**Supplied material:**

....

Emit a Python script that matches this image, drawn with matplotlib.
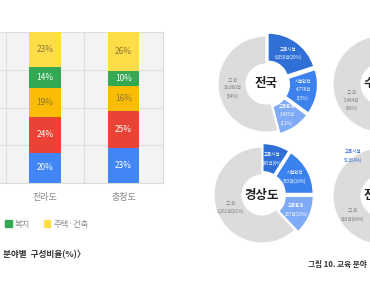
import numpy as np
import matplotlib
matplotlib.use("Agg")
import matplotlib.pyplot as plt
from matplotlib.patches import Patch

plt.rcParams['font.family'] = ['Noto Sans CJK KR', 'DejaVu Sans']

## Data:
# Stacked bars (bottom to top), percent per region.
regions = ['전라도', '충청도']
seg_blue = [20, 23]
seg_red = [24, 25]
seg_amber = [19, 16]
seg_welfare = [14, 10]      # 복지
seg_housing = [23, 26]      # 주택·건축

# Donuts: 교육시설, 시설안전, 교육환경, 그 외 (percent)
donut_parts = ['교육시설', '시설안전', '교육환경', '그 외']
nat_pct = [20, 15, 11, 54]
nat_txt = ['교육시설\n6,050건(20%)', '시설안전\n4,778건\n(15%)', '교육환경\n3,435건\n(11%)', '그 외\n16,860건\n(54%)']
cap_pct = [12, 13, 9, 66]
cap_txt = ['', '', '', '그 외\n5,484건\n(66%)']
gs_pct = [9, 16, 13, 62]
gs_txt = ['교육시설\n185건(9%)', '시설안전\n333건(16%)', '교육환경\n267건(13%)', '그 외\n1,261건(62%)']
jl_pct = [4, 15, 12, 69]
jl_txt = ['', '', '', '그 외\n983건(69%)']

W, H = 370, 290
fig = plt.figure(figsize=(W/100, H/100), dpi=100)
fig.patch.set_facecolor('white')

def px_axes(x0, y0, x1, y1):
	return fig.add_axes([x0/W, 1-y1/H, (x1-x0)/W, (y1-y0)/H])

## Left: stacked bar chart
ax = px_axes(0, 32, 163, 183)
ax.set_facecolor('#f3f3f3')
x = np.arange(len(regions))
cols = ['#4285F4', '#EA4335', '#FBBC05', '#34A853', '#FDDD48']
txtc = ['white', 'white', '#8a7636', 'white', '#8a7636']
series = [seg_blue, seg_red, seg_amber, seg_welfare, seg_housing]
bottom = np.zeros(len(regions))
for s, c, tc in zip(series, cols, txtc):
	bars = ax.bar(x, s, 0.4, bottom=bottom, color=c, zorder=3)
	for b, v in zip(bars, s):
		ax.text(b.get_x()+b.get_width()/2, b.get_y()+b.get_height()/2, f'{v}%',
			ha='center', va='center', fontsize=6, color=tc, zorder=4)
	bottom += np.array(s)
ax.set_xlim(-0.57, 1.5)
ax.set_ylim(0, 100)
ax.set_yticks([0, 25, 50, 75, 100])
ax.set_xticks([-0.5, 0.5, 1.5], minor=True)
ax.grid(True, which='major', axis='y', color='#dedede', lw=0.8, zorder=0)
ax.grid(True, which='minor', axis='x', color='#dedede', lw=0.8, zorder=0)
ax.tick_params(axis='y', left=False, labelleft=False)
ax.tick_params(axis='x', which='both', length=0)
ax.set_xticks(x)
ax.set_xticklabels(regions, fontsize=6.5, color='#8a8a8a')
ax.tick_params(axis='x', pad=7)
for sp in ['left', 'top']:
	ax.spines[sp].set_visible(False)
for sp in ['right', 'bottom']:
	ax.spines[sp].set_color('#dcdcdc')

# Legend (only the visible part)
handles = [Patch(color='#34A853', label='복지'), Patch(color='#FDDD48', label='주택·건축')]
fig.legend(handles=handles, loc='center left', bbox_to_anchor=(5/W, 1-224/H), ncol=2,
	frameon=False, fontsize=6, labelcolor='#8a8a8a', handlelength=0.8, handleheight=0.8,
	handletextpad=0.4, columnspacing=1.6, borderaxespad=0, borderpad=0)

fig.text(3/W, 1-255/H, '분야별  구성비율(%)〉', fontsize=6.2, fontweight='bold',
	color='#333333', ha='left', va='center')

## Right: donuts
dcols = ['#2f6fd6', '#3c82ee', '#7eaaf6', '#dcdcdc']
dtxt = ['white', 'white', 'white', '#777777']

def donut(cx, cy, pct, texts, title):
	a = px_axes(cx-55, cy-55, cx+55, cy+55)
	rad, wid, ex = 0.96, 0.56, 0.07
	wedges, _ = a.pie(pct, colors=dcols, startangle=90, counterclock=False,
		radius=rad, explode=[ex, ex, ex, 0],
		wedgeprops=dict(width=wid, edgecolor='white', linewidth=0.8))
	for w, t, tc, e in zip(wedges, texts, dtxt, [ex, ex, ex, 0]):
		if not t:
			continue
		ang = np.deg2rad((w.theta1+w.theta2)/2)
		r = rad - wid/2 + e
		a.text(r*np.cos(ang), r*np.sin(ang), t, ha='center', va='center',
			fontsize=3.2, color=tc, linespacing=1.7)
	a.text(0, 0, title, ha='center', va='center', fontsize=9, fontweight='bold', color='#222222')
	a.set_xlim(-1.1, 1.1)
	a.set_ylim(-1.1, 1.1)
	a.axis('off')
	return a

donut(266, 84, nat_pct, nat_txt, '전국')
donut(381, 84, cap_pct, cap_txt, '수도권')
donut(262, 195, gs_pct, gs_txt, '경상도')
a4 = donut(381, 196, jl_pct, jl_txt, '전라도')
a4.text(-0.56, 0.8, '교육시설\n51건(4%)', ha='center', va='center', fontsize=3.2,
	color='#2f6fd6', linespacing=1.7)

fig.text(308/W, 1-264/H, '그림 10. 교육 분야', fontsize=5.5, fontweight='bold',
	color='#333333', ha='left', va='center')

fig.savefig('out.png', dpi=100)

....

**What you should do:**
Each line that has the word "matplotlib" should be copied.

**Answer to the task:**
Emit a Python script that matches this image, drawn with matplotlib.
import matplotlib
matplotlib.use("Agg")
import matplotlib.pyplot as plt
from matplotlib.patches import Patch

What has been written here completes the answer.